Mi sono ripresa nel momento in cui mi avvicinavo al giorno della sentenza di primo grado, il 15 ottobre 2018, avendo fiducia che la giustizia mi avrebbe restituito la mia vita, non potendo restituirmi la vista. Non fu così, il giudice mi condannò a un anno e quattro mesi, senza nemmeno aver nominato un CTU per un’ulteriore verifica delle mie reali condizioni mediche, pur riconoscendomi cieca parziale (condizione che peraltro è stata data per scontata, in occasione della loro testimonianza, persino da quegli stessi membri della commissione INPS dell’agosto 2015, che avevano paradossalmente valutato la mia vista superiore a 1/20). Alla lettura della sentenza sono svenuta e quando mi sono ripresa ho cominciato a ripetere che volevo morire, mentre sentivo i ciechi presenti nell’aula del tribunale che inveivano contro il giudice.

Tanti sono stati gli articoli di solidarietà che hanno cercato di spiegare la mia malattia e la mia cecità, da quelli pubblicati dall’Osservatorio per le Malattie Rare, a Libero Reporter, al Centro Sant’Alessio di Roma, alla Mitocon ONLUS, alla Federazione Uniamo, a Superando, eccetera.

Come rappresentante dei pazienti affetti da malattie rare della vista partecipo a molti convegni in Europa e la mia tragica vicenda ha fatto il giro del mondo. Nessuno straniero riesce a comprendere come possa succedere una cosa del genere in un paese cosiddetto civile. Da anni si chiede che nelle Commissioni INPS ci sia un rappresentante della specifica malattia rara e finalmente adesso che ci sono i centri ERN anche in Italia, l’INPS se ne dovrebbe avvalere.

Ora sto lottando affinché nessun altro debba mai subire la gogna che ho dovuto patire io, che ho avuto solo la fortuna di essere stata circondata e sostenuta dall’affetto della mia famiglia e di tutti quelli che mi conoscono. Sono situazioni in cui una persona debole e abbandonata a se stessa si sarebbe suicidata!

In un paese civile la cecità dovrebbe essere vissuta serenamente, ma ora ci sono molti ciechi che sono a conoscenza della mia vicenda e sono terrorizzati di fare la stessa fine, colpevoli di aver acquisito quell’autonomia di movimento che peraltro viene loro insegnata presso gli istituti preposti e che le Istituzioni stesse sostengono.

Loro, tuttavia, hanno il vantaggio di non dover essere strumentalizzati e massacrati solo perché vi è l’interesse di colpire un loro coniuge e non rischiano di essere sbattuti su un giornale con foto, nomi e cognomi.

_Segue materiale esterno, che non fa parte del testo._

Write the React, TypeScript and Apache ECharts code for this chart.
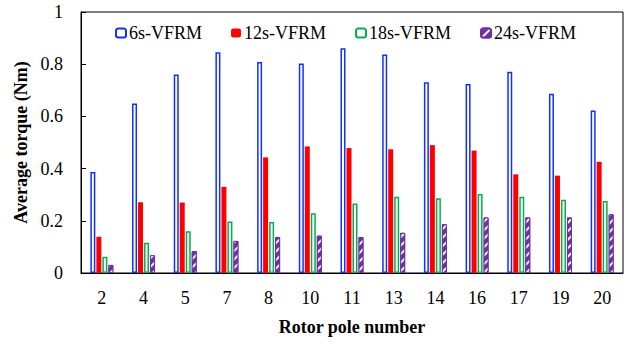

L’altro giorno, in vista dell’imminente nomina del Capo di Stato Maggiore della Marina, è dunque uscito l’ennesimo articolo che sottolinea la mia vicenda e che, tuttavia, ha consentito anche ai più dubbiosi di comprendere che evidentemente vi è una precisa strategia per colpire mio marito sfruttando la mia tragedia.

Sono una donna di Fede e da questa traggo la mia forza per andare avanti e combattere il male che pervade la nostra società, anche a sostegno dei più deboli, per dare loro coraggio e speranza.

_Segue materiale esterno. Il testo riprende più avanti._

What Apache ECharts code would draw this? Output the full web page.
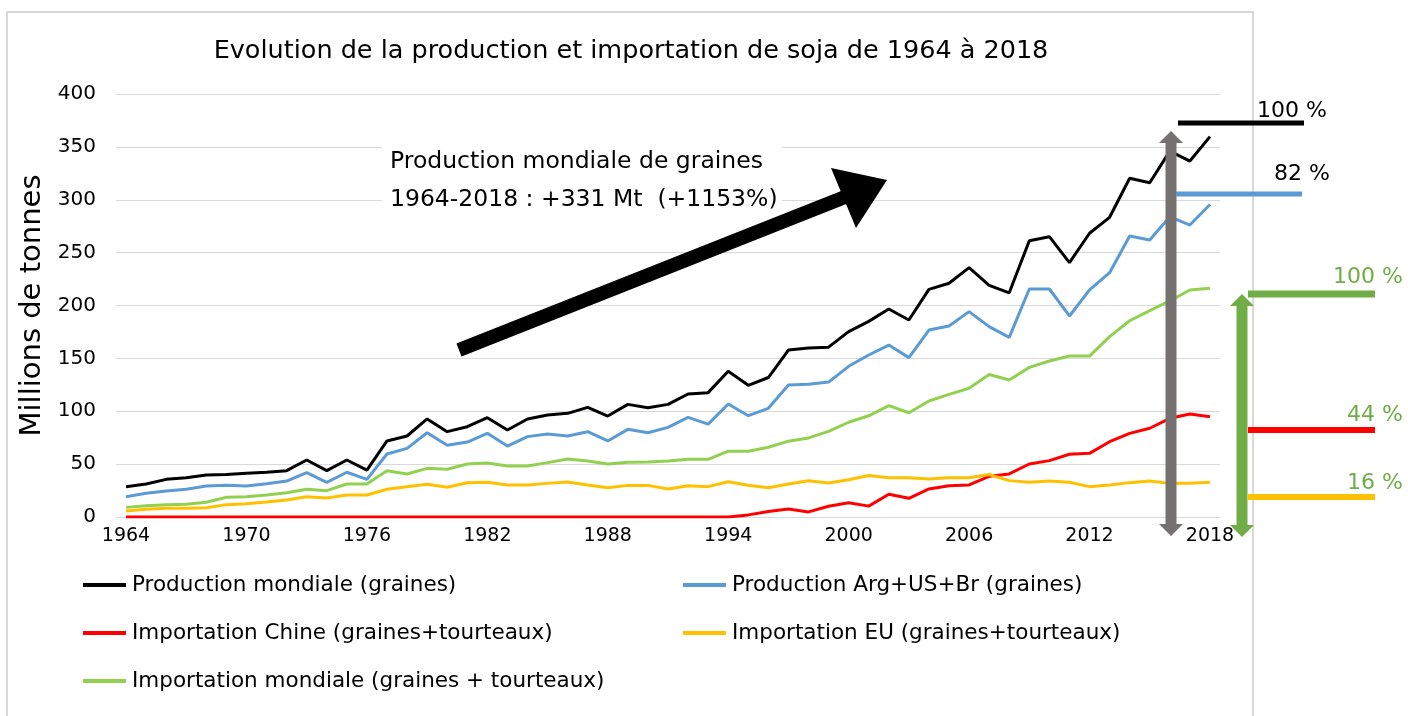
<!DOCTYPE html>
<html>
<head>
<meta charset="utf-8">
<script src="https://cdn.jsdelivr.net/npm/echarts@6/dist/echarts.min.js"></script>
<style>
  html, body { margin: 0; padding: 0; background: #fff; }
  #chart { width: 1408px; height: 716px; }
</style>
</head>
<body>
<div id="chart"></div>
<script>
// years 1964 -> 2018
const years = []
for (let y = 1964; y <= 2018; y++) years.push(String(y))

const prodMondiale = [28.7, 31.2, 35.6, 37.2, 39.7, 40.3, 41.3, 42.3, 43.8, 53.9, 43.8, 53.9, 44.4, 71.9, 76.6,
  92.7, 80.7, 85.4, 93.9, 82.3, 92.7, 96.5, 98, 103.7, 95.5, 106.5, 103.4, 106.5, 116.3, 117.6,
  137.8, 124.5, 131.9, 157.9, 159.8, 160.6, 175.3, 185, 196.7, 186.3, 215.3, 221, 235.8, 219, 212,
  261.3, 265.1, 240.5, 268.3, 283.4, 320.3, 316.1, 346, 336.6, 359.7]

const prodArgUsBr = [19.2, 22.4, 24.6, 26.2, 29.3, 30, 29.3, 31.5, 34, 41.9, 32.8, 42.3, 35.6, 59.6, 64.9,
  79.7, 67.8, 70.9, 79.1, 67.1, 76, 78.5, 76.6, 80.7, 71.9, 82.9, 79.7, 84.8, 94.2, 87.8,
  106.9, 95.8, 102.8, 124.8, 125.6, 127.6, 142.5, 153.2, 162.6, 150.7, 176.8, 180.6, 194.2, 180, 169.9,
  215.6, 215.6, 190.1, 214.7, 231, 265.7, 261.9, 284, 276.1, 295.5]

const importChine = [0, 0, 0, 0, 0, 0, 0, 0, 0, 0, 0, 0, 0, 0, 0,
  0, 0, 0, 0, 0, 0, 0, 0, 0, 0, 0, 0, 0, 0, 0,
  0, 2, 5.2, 7.5, 4.8, 10.2, 13.5, 10.3, 21.5, 17.7, 26.5, 29.6, 30.3, 38.5, 40.7,
  50.1, 53.3, 59.3, 60.2, 71.2, 79.1, 83.9, 93.3, 97.4, 94.9]

const importEU = [5.7, 7.3, 8.2, 8.2, 8.8, 11.7, 12.6, 14.2, 16.1, 19.2, 18, 20.8, 20.8, 26.2, 28.7,
  30.9, 28.1, 32.4, 32.8, 30.3, 30.3, 31.8, 33.1, 30.3, 27.7, 29.9, 29.9, 26.5, 29.6, 28.7,
  33.4, 30, 27.7, 31.2, 34.2, 32.2, 35.3, 39.2, 37.2, 37.2, 35.9, 37.2, 37.2, 40.2, 34.4,
  32.8, 34, 32.8, 28.7, 30.3, 32.5, 34, 31.8, 31.8, 32.8]

const importMondiale = [9.1, 10.7, 11.7, 12, 13.9, 18.6, 19.2, 20.8, 23, 26.2, 24.9, 31.2, 31.2, 43.8, 40.7,
  46, 45.1, 50.1, 51, 48.2, 48.2, 51.4, 54.8, 53, 50.1, 51.7, 52, 53, 54.5, 54.5,
  62.2, 62.2, 66, 71.7, 74.8, 81, 89.6, 95.7, 105.3, 98.6, 109.7, 116, 121.7, 134.7, 129.6,
  141.5, 147.5, 152.2, 152.2, 170.5, 185.6, 195.1, 204.3, 214.7, 216.2]

const FONT = 'DejaVu Sans'
const GREEN = '#70AD47'

function line(name, data, color) {
  return {
    name: name,
    type: 'line',
    data: data,
    symbol: 'none',
    lineStyle: { width: 3, color: color },
    itemStyle: { color: color },
    animation: false
  }
}

function hline(x1, x2, y, w, color) {
  return { type: 'line', z: 10, shape: { x1: x1, y1: y, x2: x2, y2: y }, style: { stroke: color, lineWidth: w } }
}

function doubleArrow(x, top, bottom, color) {
  return [
    { type: 'line', z: 10, shape: { x1: x, y1: top + 10, x2: x, y2: bottom - 10 }, style: { stroke: color, lineWidth: 11 } },
    { type: 'polygon', z: 10, shape: { points: [[x, top], [x - 12, top + 12], [x + 12, top + 12]] }, style: { fill: color } },
    { type: 'polygon', z: 10, shape: { points: [[x, bottom], [x - 12, bottom - 12], [x + 12, bottom - 12]] }, style: { fill: color } }
  ]
}

function label(text, x, y, color) {
  return {
    type: 'text', z: 10, x: x, y: y,
    style: { text: text, fill: color, font: '22px "' + FONT + '"', textVerticalAlign: 'middle' }
  }
}

let chart = echarts.init(document.getElementById('chart'))

let legendBase = {
  orient: 'vertical', itemGap: 24, padding: 0,
  icon: 'rect', itemWidth: 43, itemHeight: 4,
  textStyle: { fontFamily: FONT, fontSize: 21.5, color: '#000', lineHeight: 24, padding: [0, 0, 0, 1] }
}

chart.setOption({
  backgroundColor: '#fff',
  textStyle: { fontFamily: FONT },
  title: {
    text: 'Evolution de la production et importation de soja de 1964 à 2018',
    left: 626,
    top: 33,
    textAlign: 'center',
    textStyle: { fontFamily: FONT, fontSize: 25.5, fontWeight: 'normal', color: '#000' }
  },
  grid: { left: 116, right: 188, top: 94, bottom: 199 },
  legend: [
    Object.assign({}, legendBase, {
      left: 83, top: 573,
      data: ['Production mondiale (graines)', 'Importation Chine (graines+tourteaux)', 'Importation mondiale (graines + tourteaux)']
    }),
    Object.assign({}, legendBase, {
      left: 683, top: 573,
      data: ['Production Arg+US+Br (graines)', 'Importation EU (graines+tourteaux)']
    })
  ],
  xAxis: {
    type: 'category',
    data: years,
    boundaryGap: true,
    axisTick: { show: false },
    axisLine: { show: true, lineStyle: { color: '#D9D9D9' } },
    axisLabel: { interval: 5, fontSize: 19, color: '#000', margin: 10 }
  },
  yAxis: {
    type: 'value',
    min: 0,
    max: 400,
    interval: 50,
    name: 'Millions de tonnes',
    nameLocation: 'middle',
    nameGap: 60,
    nameTextStyle: { fontSize: 29, color: '#000' },
    axisLabel: { fontSize: 20, color: '#000', margin: 20 },
    splitLine: { lineStyle: { color: '#D9D9D9' } }
  },
  series: [
    line('Production mondiale (graines)', prodMondiale, '#000000'),
    line('Production Arg+US+Br (graines)', prodArgUsBr, '#5B9BD5'),
    line('Importation Chine (graines+tourteaux)', importChine, '#FF0000'),
    line('Importation EU (graines+tourteaux)', importEU, '#FFC000'),
    line('Importation mondiale (graines + tourteaux)', importMondiale, '#92D050')
  ],
  graphic: [
    // chart frame
    { type: 'rect', z: -10, shape: { x: 7, y: 12, width: 1246, height: 720 }, style: { fill: null, stroke: '#D9D9D9', lineWidth: 2 } },
    // text box hiding the gridlines
    { type: 'rect', z: 8, shape: { x: 382, y: 140, width: 400, height: 80 }, style: { fill: '#fff' } },
    {
      type: 'text', z: 9, x: 390, y: 162,
      style: { text: 'Production mondiale de graines', fill: '#000', font: '23.5px "' + FONT + '"', textVerticalAlign: 'middle' }
    },
    {
      type: 'text', z: 9, x: 390, y: 200,
      style: { text: '1964-2018 : +331 Mt  (+1153%)', fill: '#000', font: '23.5px "' + FONT + '"', textVerticalAlign: 'middle' }
    },
    // big arrow
    { type: 'line', z: 10, shape: { x1: 459, y1: 350, x2: 845, y2: 197 }, style: { stroke: '#000', lineWidth: 14 } },
    { type: 'polygon', z: 10, shape: { points: [[887, 180], [831, 168], [856, 228]] }, style: { fill: '#000' } },
    ...doubleArrow(1171, 131, 536, '#767171'),
    ...doubleArrow(1242, 294, 537, GREEN),
    hline(1178, 1304, 123, 5, '#000'),
    hline(1176, 1302, 194, 5, '#5B9BD5'),
    hline(1248, 1375, 294, 7, GREEN),
    hline(1248, 1375, 430, 6, '#FF0000'),
    hline(1248, 1375, 497, 6, '#FFC000'),
    label('100 %', 1257, 111, '#000'),
    label('82 %', 1274, 174, '#000'),
    label('100 %', 1333, 277, GREEN),
    label('44 %', 1347, 415, GREEN),
    label('16 %', 1347, 483, GREEN)
  ]
})
</script>
</body>
</html>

Malgrado tutto quello che mi è accaduto e malgrado gli scandali che stanno scuotendo in questi giorni la Magistratura, voglio continuare a credere nella giustizia e sono confidente che in appello, grazie anche alla presenza di 3 giudici, potrò finalmente contare sull’assoluzione e riprendermi così la mia vita.

Per l’ormai imminente nomina del Capo di Stato Maggiore della Marina, che vinca il migliore.

Conosco bene mio marito e so che l’unico interesse che ha è di servire l’Italia, che ama, e non di sedersi su qualche importante poltrona. Mio marito ha sempre avuto il coraggio di dire quello che pensa, nell’interesse delle Istituzioni e dei valori in cui crede, senza mai preoccuparsi della sua incolumità e della propria carriera. Non ha mai ceduto a manipolazioni e ricatti e l’ho visto piegare la schiena solo in attività di giardinaggio, mai per genuflettersi. Non ha agganci politici e non li ha mai cercati, pensando solo a fare del suo meglio per contribuire al progresso di questo Paese e della sua amata Marina, di cui forse dovrei essere gelosa. Sarà per tutto questo che qualcuno lo vuole distruggere.

Gentile Signora Ministro, sono certa che la Sua sensibilità La porterà a leggere fino all’ultima riga di questa lunga lettera e La ringrazio pertanto per l’attenzione che mi ha riservato, augurandole ogni successo per il bene della nostra amata Italia.